我们还可以检查似然性（疟疾检测呈阳性的人数）是否与观测数据一致。正如下图中所示，我们的后验预测样本代表了观测样本。

az.plot_ppc(ppc, kind="cumulative");

../_images/3e2021a0d3138688f6e1c6e69b99867c6bcecaa5390ed500b9bf3530e08c7f09.png

样本外后验预测#

既然我们已经验证了我们有一个收敛的代表性模型，我们想要估计我们观察到数据点周围区域的疟疾流行率。我们的新数据集将包括冈比亚境内每个经度和纬度位置，我们在这些位置有海拔高度的测量值。

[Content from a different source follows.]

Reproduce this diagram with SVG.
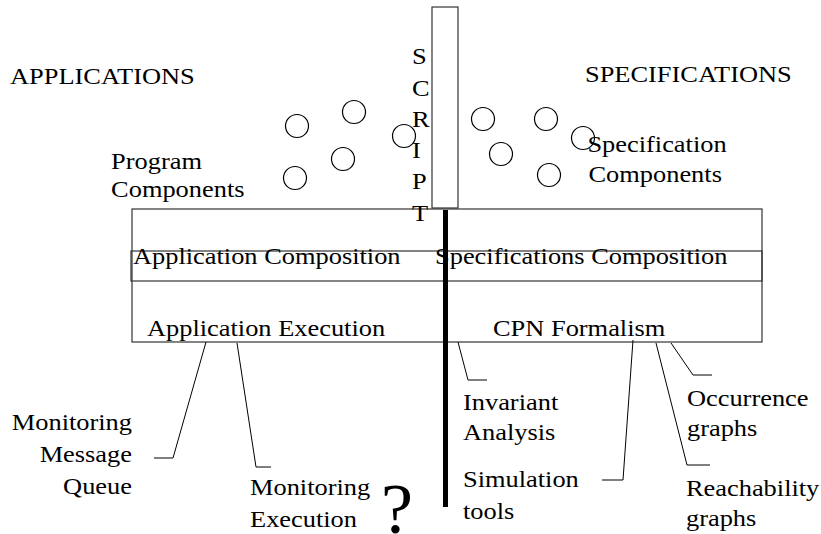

# Set new values for out-of-sample predictions
new_lonlat = elevations[["y", "x"]].to_numpy()
new_elev = elevations["elev"].to_numpy()
new_elev_std = (new_elev - np.mean(new_elev)) / np.std(new_elev)

with hsgp_model:
    pm.set_data(new_data={"X": new_lonlat, "elevation": new_elev_std})
    pp = pm.sample_posterior_predictive(hsgp_trace, var_names=["p"], random_seed=rng)

Sampling: []

posterior_predictive_prevalence = pp["posterior_predictive"]["p"]

我们可以绘制我们的样本外后验预测，以可视化冈比亚各地估计的疟疾流行率。在下图中，您会注意到，在我们观察到数据的区域周围，流行率平稳过渡，较近的区域具有更相似的流行率，并且随着您远离，您会接近零（高斯过程的均值）。

fig = plt.figure(figsize=(16, 8))

plt.scatter(
    new_lonlat[:, 1],
    new_lonlat[:, 0],
    c=posterior_predictive_prevalence.mean(("chain", "draw")),
    marker="o",
    alpha=0.75,
    s=100,
    edgecolor=None,
)
plt.xlabel("Latitude")
plt.ylabel("Longitude")
plt.title("Prevalence of Malaria in the Gambia")
plt.colorbar(label="Posterior mean");

../_images/5a120130e02b226a685735e9dacc012892be6afe288ddb87b40e873d21f7d045.png

基于超限概率做出决策#

确定我们可能决定应用干预措施的一种方法是查看选定的疟疾流行率阈值的超限概率。这些超限概率将使我们能够将我们对估计流行率的不确定性纳入考虑，而不是仅仅考虑后验分布的均值。对于我们的用例，我们决定将流行率的超限阈值设置为 20%。

prob_prev_gt_20percent = 1 - (posterior_predictive_prevalence <= 0.2).mean(("chain", "draw"))

我们可以使用下图获得的见解，向我们最有信心的疟疾流行率超过 20% 的地区发送援助。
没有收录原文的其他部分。